American comic book writer (born 1973)

Vito Delsante (born 1973) is an American comic book writer, known for his work on characters such as Batman, Wolverine and Scooby-Doo.

==Early life==
Vito Delsante was born in 1973 in Staten Island, New York, United States. He attended high school in Ford City, Pennsylvania, and the University of Pittsburgh. He now resides in Brooklyn, New York.

==Career==
Delsante worked for the Canadian comics company Speakeasy Comics in a public relations capacity prior to their closing doors in the Spring of 2006, and was seen by some as the only public face in the company's final days. He was also a creator at Speakeasy, with part one of the six part series Fallout with Dean Haspiel printed as a back-up to Beowulf #7 before the series was cancelled as a result of the publisher's closing. With the closing of the publisher, the future for Fallout is uncertain.

His first major creator-owned title, The Mercury Chronicles with artist Mike Lilly, was rumored for publication in 2007.

In March 2006, Delsante began a weekly column called Random Shuffle on Comicon.com's comics news website The Pulse. He is a store manager at one of New York's largest comic book retailers, Jim Hanley's Universe.

In August 2006 The Chemistry Set, a webcomics collective of which Delsante is a member, launched. He produces the comic Stuck with Thomas Williams and is currently writing FCHS, a "semi-autobiographical look" at his high school days, with artist Rachel Freire.

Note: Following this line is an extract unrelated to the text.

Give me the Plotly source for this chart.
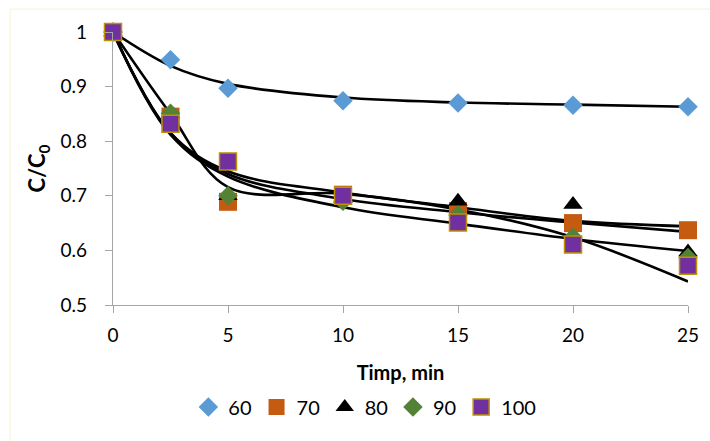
import plotly.graph_objects as go

# Sampling times (min)
t = [0, 2.5, 5, 10, 15, 20, 25]

# Measured C/C0 for each temperature series
s60 = [1.0, 0.949, 0.897, 0.874, 0.870, 0.866, 0.863]
s70 = [1.0, 0.845, 0.689, 0.702, 0.672, 0.650, 0.637]
s80 = [1.0, 0.850, 0.700, 0.695, 0.690, 0.684, 0.597]
s90 = [1.0, 0.851, 0.700, 0.690, 0.665, 0.624, 0.587]
s100 = [1.0, 0.832, 0.763, 0.700, 0.651, 0.611, 0.572]

# Model curves (smoothed lines through the model values at the same times)
fit60 = [1.0, 0.938, 0.905, 0.880, 0.871, 0.867, 0.863]
fit70 = [1.0, 0.815, 0.745, 0.706, 0.679, 0.654, 0.644]
fit80 = [1.0, 0.815, 0.740, 0.694, 0.670, 0.651, 0.634]
fit90 = [1.0, 0.850, 0.716, 0.704, 0.675, 0.624, 0.543]
fit100 = [1.0, 0.812, 0.735, 0.679, 0.649, 0.621, 0.599]

labels = ["60", "70", "80", "90", "100"]
x_ticks = [0, 5, 10, 15, 20, 25]
y_ticks = [0.5, 0.6, 0.7, 0.8, 0.9, 1.0]
y_tick_text = ["0.5", "0.6", "0.7", "0.8", "0.9", "1"]

FONT = "Lato, 'Open Sans', sans-serif"
AXIS_GREY = "#A6A6A6"

fig = go.Figure()

for curve in [fit60, fit70, fit80, fit90, fit100]:
    fig.add_trace(go.Scatter(
        x=t, y=curve, mode="lines", showlegend=False, hoverinfo="skip",
        line=dict(color="black", width=2.6, shape="spline", smoothing=1.0),
        cliponaxis=False,
    ))

marker_styles = [
    dict(symbol="diamond", size=15, color="#5B9BD5", line=dict(width=0)),
    dict(symbol="square", size=18, color="#C55A11", line=dict(width=0)),
    dict(symbol="triangle-up", size=17, color="#000000", line=dict(width=0)),
    dict(symbol="diamond", size=15, color="#548235", line=dict(width=0)),
    dict(symbol="square", size=17, color="#7030A0", line=dict(width=1.5, color="#BF9000")),
]

for name, series, style in zip(labels, [s60, s70, s80, s90, s100], marker_styles):
    fig.add_trace(go.Scatter(
        x=t, y=series, mode="markers", name=name,
        marker=style, cliponaxis=False,
    ))

fig.update_layout(
    width=710, height=441,
    margin=dict(l=113, r=22, t=32, b=136),
    paper_bgcolor="white", plot_bgcolor="white",
    font=dict(family=FONT, size=19, color="black"),
    legend=dict(
        orientation="h", x=0.438, xanchor="center", y=-0.374, yanchor="middle",
        font=dict(size=20), bgcolor="rgba(0,0,0,0)", itemwidth=30,
    ),
    shapes=[dict(
        type="rect", xref="paper", yref="paper",
        x0=-0.179, x1=1.2, y0=-0.7, y1=1.084,
        line=dict(color="#FAF0D2", width=1), layer="below",
    )],
)

fig.update_xaxes(
    range=[0, 25], tickvals=x_ticks, ticktext=[str(v) for v in x_ticks],
    showline=True, linecolor=AXIS_GREY, linewidth=1.3,
    ticks="outside", ticklen=7, tickcolor=AXIS_GREY, tickwidth=1.3,
    showgrid=False, zeroline=False, ticklabelstandoff=6,
    title=dict(text="<b>Timp, min</b>", font=dict(size=20), standoff=21),
)
fig.update_yaxes(
    range=[0.5, 1.0], tickvals=y_ticks, ticktext=y_tick_text,
    showline=True, linecolor=AXIS_GREY, linewidth=1.3,
    ticks="outside", ticklen=7, tickcolor=AXIS_GREY, tickwidth=1.3,
    showgrid=False, zeroline=False, ticklabelstandoff=14,
    title=dict(text="<b>C/C<sub>0</sub></b>", font=dict(size=22), standoff=8),
)

fig.write_html("out.html")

In 2007, Delsante was slated to write a three-issue JSA Classified arc with artist Eric Wight. He has written a graphic novel for Simon & Schuster based on the childhood of Albert Einstein. The book, Before They Were Famous, was due out in July 2008. It never was published, but in February 2009, Aladdin published Delsante's biography of Babe Ruth, illustrated by Andrés Vera Martínez, part of the same Before They Were Famous series.

==Bibliography==
- Batman Adventures #9 ("The Couch", with Dean Haspiel)
- X-Men Unlimited #5 ("Bar Stools", with Lee Ferguson)
- Reflux Comics #3 ("I Love Her Madly", with Michel Fiffe)
- in Beowulf #7 (backup "Fallout, Pt. 1", with Dean Haspiel)
- Scooby-Doo #109-110, 126, 128
- Stuck (The Chemistry Set, with Thomas Williams)
- Superman #676 (Originally Superman Confidential #9; later changed to #8; subsequently canceled by the publisher; now resolicited as stated.)
- Cartoon Network Block Party #42
- Savage Tales #'s 7 & 8
- The Mercury Chronicles #0 (with artist, Mike Lilly)

- FCHS (The Chemistry Set, with artist Rachel Freire)
- Before They Were Famous: Babe Ruth (with artist Andrés Vera Martínez, 2009)
- Twisted Savage Dragon Funnies in Savage Dragon #163, August 2010, with artist Rachel Freire.